Kendi hikayesini yazanlar
Alejandro Zambra’yı geçtiğimiz yıl yine Notos Kitap tarafından Türkçeye çevrilen Bonsai ile tanıdım. O günden beri gözüm üzerinde. Zambra genç bir yazar olarak Latin Amerika edebiyatının mirasını layıkıyla sırtlasa da, bu toprakların alameti farikası olan büyülü gerçekçilikten kendini sıyırmasını biliyor. Zambra, Latin Amerika’da –ve dünyada- son dönemde parlayan, kendi hikayesini yazmaya meyilli yeni nesil yazarların temsilcilerinden biri.
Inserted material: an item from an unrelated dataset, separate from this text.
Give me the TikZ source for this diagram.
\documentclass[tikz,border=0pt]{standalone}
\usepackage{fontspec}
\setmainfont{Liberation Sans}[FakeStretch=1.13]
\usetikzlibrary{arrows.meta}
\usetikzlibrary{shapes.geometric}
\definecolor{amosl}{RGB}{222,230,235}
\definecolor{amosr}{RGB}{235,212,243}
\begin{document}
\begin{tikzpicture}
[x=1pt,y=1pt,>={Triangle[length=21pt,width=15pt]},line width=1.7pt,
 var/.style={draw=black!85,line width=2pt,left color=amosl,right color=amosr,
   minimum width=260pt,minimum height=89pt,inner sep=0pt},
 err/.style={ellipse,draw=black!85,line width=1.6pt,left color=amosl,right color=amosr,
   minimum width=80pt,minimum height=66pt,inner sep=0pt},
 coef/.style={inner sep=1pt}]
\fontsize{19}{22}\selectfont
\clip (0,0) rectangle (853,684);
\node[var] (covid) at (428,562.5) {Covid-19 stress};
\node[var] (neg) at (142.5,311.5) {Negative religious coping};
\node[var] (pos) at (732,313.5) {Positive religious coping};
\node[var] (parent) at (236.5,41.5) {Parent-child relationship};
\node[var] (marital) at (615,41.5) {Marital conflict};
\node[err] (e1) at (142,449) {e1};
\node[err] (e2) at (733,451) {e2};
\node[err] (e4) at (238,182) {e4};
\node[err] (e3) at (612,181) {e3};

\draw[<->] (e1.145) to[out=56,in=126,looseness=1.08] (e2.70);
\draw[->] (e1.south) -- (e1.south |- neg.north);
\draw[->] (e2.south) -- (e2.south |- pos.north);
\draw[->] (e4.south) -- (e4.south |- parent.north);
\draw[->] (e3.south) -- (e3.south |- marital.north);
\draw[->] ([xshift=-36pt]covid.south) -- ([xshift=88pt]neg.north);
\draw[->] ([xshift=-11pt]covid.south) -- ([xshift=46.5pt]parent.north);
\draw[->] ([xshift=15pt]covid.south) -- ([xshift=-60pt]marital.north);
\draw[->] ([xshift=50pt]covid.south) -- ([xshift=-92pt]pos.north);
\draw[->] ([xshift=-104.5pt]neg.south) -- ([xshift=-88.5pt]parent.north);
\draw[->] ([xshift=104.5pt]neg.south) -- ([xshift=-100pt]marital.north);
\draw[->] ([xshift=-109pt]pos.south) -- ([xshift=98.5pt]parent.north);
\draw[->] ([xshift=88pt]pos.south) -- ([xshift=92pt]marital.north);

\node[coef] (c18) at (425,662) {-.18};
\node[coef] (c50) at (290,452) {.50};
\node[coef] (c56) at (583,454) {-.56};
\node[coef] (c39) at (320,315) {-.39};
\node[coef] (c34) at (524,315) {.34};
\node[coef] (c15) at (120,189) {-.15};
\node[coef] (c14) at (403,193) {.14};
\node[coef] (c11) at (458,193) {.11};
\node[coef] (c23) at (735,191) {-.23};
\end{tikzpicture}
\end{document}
Yazarın yakın zamanda çıkacağını duyduğum, Türkçeye henüz çevrilmemiş, hevesle beklediğim bir romanı daha var: The Private Lives of Trees (Ağaçların Özel Hayatları). Onu ve yazarlık serüvenini anlayabilmek için birbiriyle organik bağları olan, Zambra’nın kendisinin de söylediği üzere “birbirinden çok da farklı olmayan” bu üç romanı da okumak gerek ama yine de, onun diline tutulmak ve sadık okuru olmak için şimdilik iki roman da yetiyor.
Bonsai’de olduğu gibi Eve Dönmenin Yolları’nda da Zambra, ziyadesiyle nadide ve kırılgan duyguların çevresinden dolanıyor. Cilt cilt kitapta anlatması zor bahisleri, kısacık, her biri birbirinden vurucu paragraflara sığdırıyor. Betimlemeleri sevmiyor. Odağını asla yitirmiyor. Muhteşem karakterler yaratmanın peşine düşmüyor. Onun karakterleri sıradan olmalarıyla akılda kalıyor. Hiçbiri büyük duygularla yanıp bitmiyor. Zambra’nın dilinden mürekkep bir sakinlik hakim ortama.
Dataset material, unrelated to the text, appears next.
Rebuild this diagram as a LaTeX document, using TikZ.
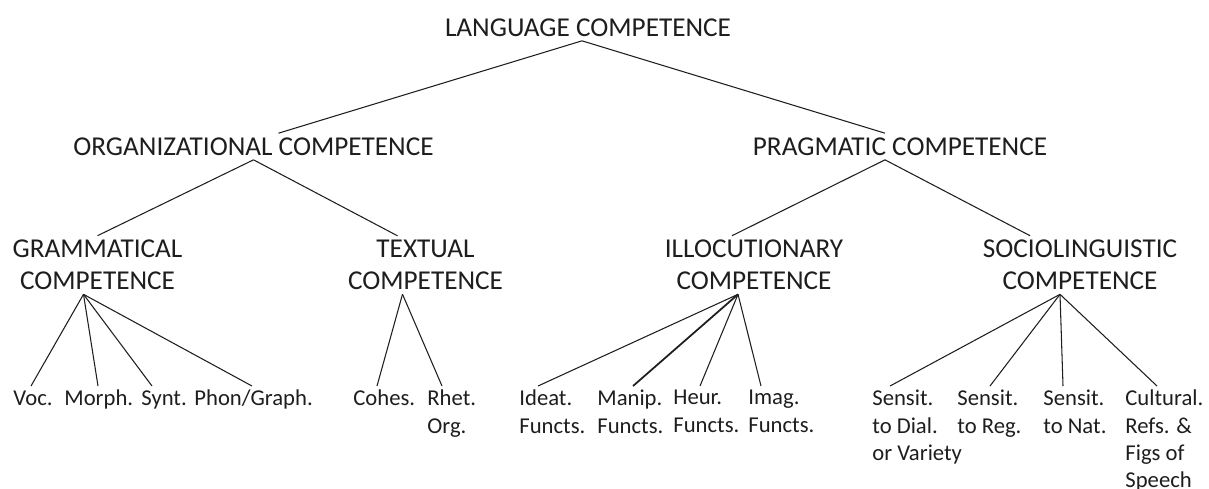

Zambra’nın bence bahsedilmeyi hak eden bir başarısı daha var: Diktatörlüğün ya da askeri darbelerin toplumlara neler yaptığını tarih kitaplarından yıllarca okuduk. Lakin böylesi felaketler, insana, insanın duygu dünyasına ne yapar? Böyle bir ortamda çocuk olmak nasıldır? Bu konuda yeni yeni yazmaya başlıyor Latin yazarlar.“Ben diktatörlükte büyüdüm. İlk kelimelerimi diktatörlük zamanında söyledim. İlk kitaplarımı diktatörlükte okudum” diyor Zambra. O korkunç yılların bireye ne yaptığını, sıradan bir genç adamın duygu dünyasını nasıl harabeye çevirdiğini samimi bir dille aktarıyor.
Eve Dönmenin Yolları’na tek başına bir aşk ya da çocukluk romanı demek zor. Zambra, bu romanda da geçmişin izini sürerken aşktan evliliğe, orta sınıf ailesinden baba figürüne, bir yazarın iç dünyasına kadar pek çok durağa uğruyor. “Otobiyografik öğeler taşıyan bir roman” deyiverip kenara çekilmeyi reddettiğim Eve Dönmenin Yolları, bundan çok daha fazlası. Okumayan kalmasın.
Mühim not: Nice şahane eserin çeviri yollarında heba olduğuna şahidiz. Romanı İspanyolcadan büyük bir hassasiyetle çevirdiği aşikar Çiğdem Öztürk’e en çok da bu yüzden bin teşekkür.